*Supplied material*.

____________

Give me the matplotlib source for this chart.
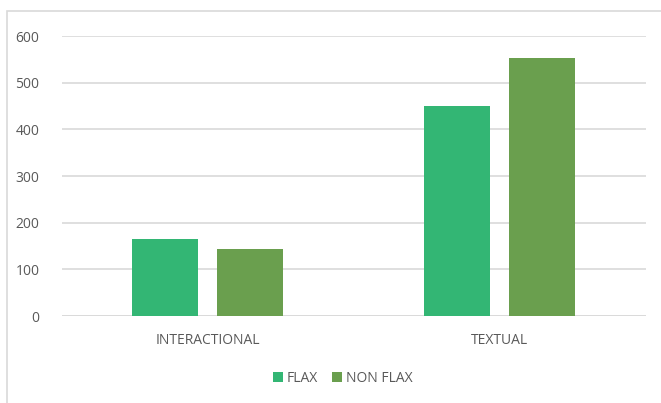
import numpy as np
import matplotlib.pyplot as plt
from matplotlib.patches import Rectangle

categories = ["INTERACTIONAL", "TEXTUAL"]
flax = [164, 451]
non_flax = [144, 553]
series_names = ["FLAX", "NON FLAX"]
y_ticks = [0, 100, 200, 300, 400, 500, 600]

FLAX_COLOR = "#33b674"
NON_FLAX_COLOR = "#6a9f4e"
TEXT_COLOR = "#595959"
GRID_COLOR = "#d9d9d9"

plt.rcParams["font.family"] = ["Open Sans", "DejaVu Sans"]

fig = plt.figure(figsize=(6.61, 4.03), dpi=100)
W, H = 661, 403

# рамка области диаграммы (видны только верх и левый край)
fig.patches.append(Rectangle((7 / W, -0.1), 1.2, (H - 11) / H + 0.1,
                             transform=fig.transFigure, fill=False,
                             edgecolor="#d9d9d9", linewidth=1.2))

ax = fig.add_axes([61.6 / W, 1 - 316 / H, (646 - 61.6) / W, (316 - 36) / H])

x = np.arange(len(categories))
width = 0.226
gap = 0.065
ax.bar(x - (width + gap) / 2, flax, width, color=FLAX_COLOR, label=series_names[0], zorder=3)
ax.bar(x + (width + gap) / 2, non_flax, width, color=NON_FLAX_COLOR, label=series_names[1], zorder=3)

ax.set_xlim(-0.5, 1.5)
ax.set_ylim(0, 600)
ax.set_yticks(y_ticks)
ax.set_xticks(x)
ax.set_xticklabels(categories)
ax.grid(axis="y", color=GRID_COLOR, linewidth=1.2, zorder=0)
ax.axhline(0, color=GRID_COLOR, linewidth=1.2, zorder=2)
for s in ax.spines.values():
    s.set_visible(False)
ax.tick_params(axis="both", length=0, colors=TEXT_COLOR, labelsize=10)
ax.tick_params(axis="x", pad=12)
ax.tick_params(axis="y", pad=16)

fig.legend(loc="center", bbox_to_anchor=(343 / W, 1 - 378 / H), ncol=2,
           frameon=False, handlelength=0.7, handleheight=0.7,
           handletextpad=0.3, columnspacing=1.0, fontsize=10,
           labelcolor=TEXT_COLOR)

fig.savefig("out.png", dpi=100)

____________

*Short task*. Using the data above, write out every line exactly, leaving the images behind.

*Final result*.
Give me the matplotlib source for this chart.
import numpy as np
import matplotlib.pyplot as plt
from matplotlib.patches import Rectangle

categories = ["INTERACTIONAL", "TEXTUAL"]
flax = [164, 451]
non_flax = [144, 553]
series_names = ["FLAX", "NON FLAX"]
y_ticks = [0, 100, 200, 300, 400, 500, 600]

FLAX_COLOR = "#33b674"
NON_FLAX_COLOR = "#6a9f4e"
TEXT_COLOR = "#595959"
GRID_COLOR = "#d9d9d9"

plt.rcParams["font.family"] = ["Open Sans", "DejaVu Sans"]

fig = plt.figure(figsize=(6.61, 4.03), dpi=100)
W, H = 661, 403

# рамка области диаграммы (видны только верх и левый край)
fig.patches.append(Rectangle((7 / W, -0.1), 1.2, (H - 11) / H + 0.1,
                             transform=fig.transFigure, fill=False,
                             edgecolor="#d9d9d9", linewidth=1.2))

ax = fig.add_axes([61.6 / W, 1 - 316 / H, (646 - 61.6) / W, (316 - 36) / H])

x = np.arange(len(categories))
width = 0.226
gap = 0.065
ax.bar(x - (width + gap) / 2, flax, width, color=FLAX_COLOR, label=series_names[0], zorder=3)
ax.bar(x + (width + gap) / 2, non_flax, width, color=NON_FLAX_COLOR, label=series_names[1], zorder=3)

ax.set_xlim(-0.5, 1.5)
ax.set_ylim(0, 600)
ax.set_yticks(y_ticks)
ax.set_xticks(x)
ax.set_xticklabels(categories)
ax.grid(axis="y", color=GRID_COLOR, linewidth=1.2, zorder=0)
ax.axhline(0, color=GRID_COLOR, linewidth=1.2, zorder=2)
for s in ax.spines.values():
    s.set_visible(False)
ax.tick_params(axis="both", length=0, colors=TEXT_COLOR, labelsize=10)
ax.tick_params(axis="x", pad=12)
ax.tick_params(axis="y", pad=16)

fig.legend(loc="center", bbox_to_anchor=(343 / W, 1 - 378 / H), ncol=2,
           frameon=False, handlelength=0.7, handleheight=0.7,
           handletextpad=0.3, columnspacing=1.0, fontsize=10,
           labelcolor=TEXT_COLOR)

fig.savefig("out.png", dpi=100)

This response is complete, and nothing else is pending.